Brazilian pepper (Schinus terebinthifolius) is an invasive tree that can easily overtake enormous areas very quickly. Flowers of the Bahamas and the Turks and Caicos Islands, by Kathleen McNary Wood says, on p. 194,
“ . . . this species was . . . introduced into the region as an ornamental plant. . . . once established it is a formidable adversary. It has a clever propagation strategy that enlists the assistance of native birds to disperse its seed. (Also) the plant’s amazing immunity to native pests and local climatic conditions means that the Brazilian Pepper has the potential to completely overrun an area if it is not kept in check.”

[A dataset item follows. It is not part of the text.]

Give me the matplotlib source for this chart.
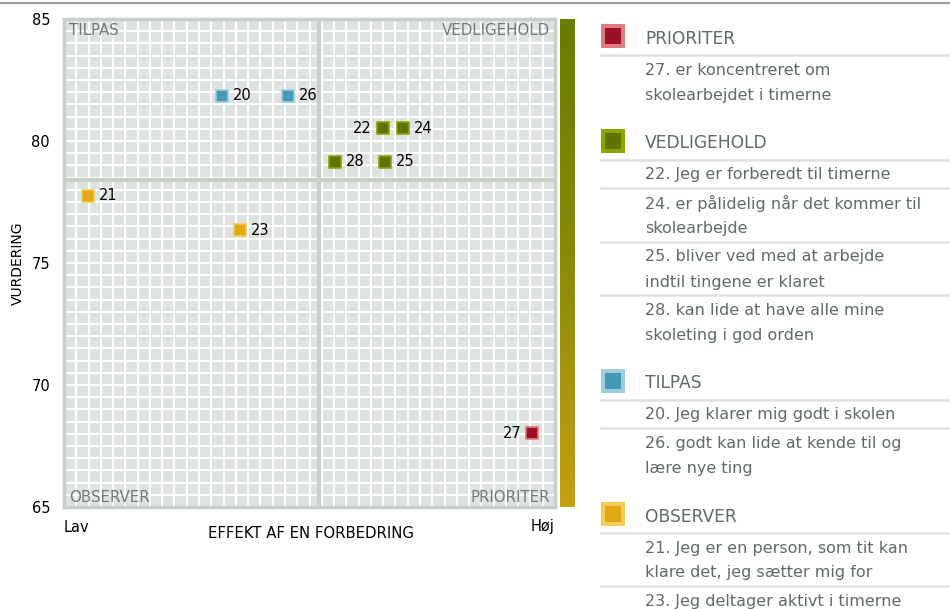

Which is exactly what is happening on the former citrus farm that borders the Wild Horse Preserve. It is rapidly filling with the trees, and the horses’ mini pastures are often almost half full of the trees. One valley on the Preserve is about 1/3 covered with the trees. We have begun marking and treating trees in the area. But all along our two mile western border with the farm we are finding more of the trees, and some have even moved as far east as the main road through the Preserve. We are limited in our ability to work on the trees due to limited manpower. We continue to treat or uproot trees whenever there is a bit of spare time from the nearly continual effort to keep the five mile electric fence line weed free.

Six fires have been seen on the farm in the last month, we've been fortunate that winds have shifted, there have been heavy dews and occasional rains that have kept the fires away from us so far.

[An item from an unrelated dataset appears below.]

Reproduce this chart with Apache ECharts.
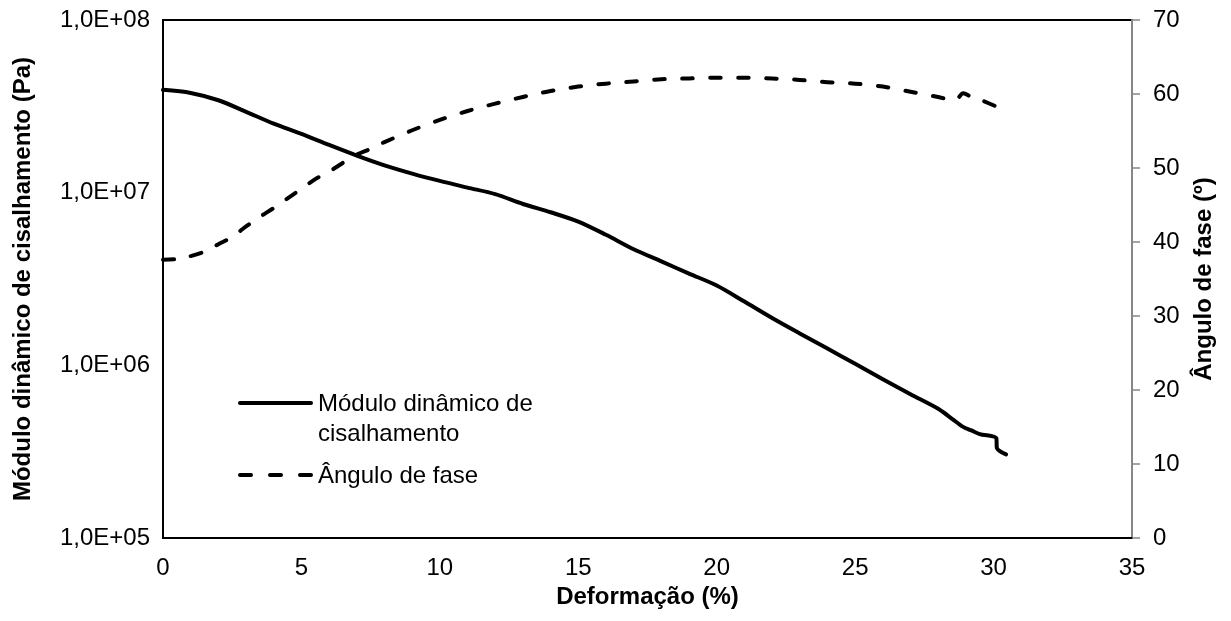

We are trying to find a three bottom farm plow for our tractor, with a three point hitch. We're hoping to locate one in Florida to avoid long distance shipping. We will then have to raise money for it. The plow will help us clear the old logging roads as fire breaks and can be used to clear bush from the leading edge of a fire

We are also looking locally for a pair of trailers with 100 gallon water tanks on them. A water pump will be attached to each trailer so that while one trailer is at a fire site the other is being filled.

The horses remain sleek and healthy and even though they have grown winter coats they still shine. We are hoping that in January we will be able to move ahead our plans to start finding out why there have been no successful births.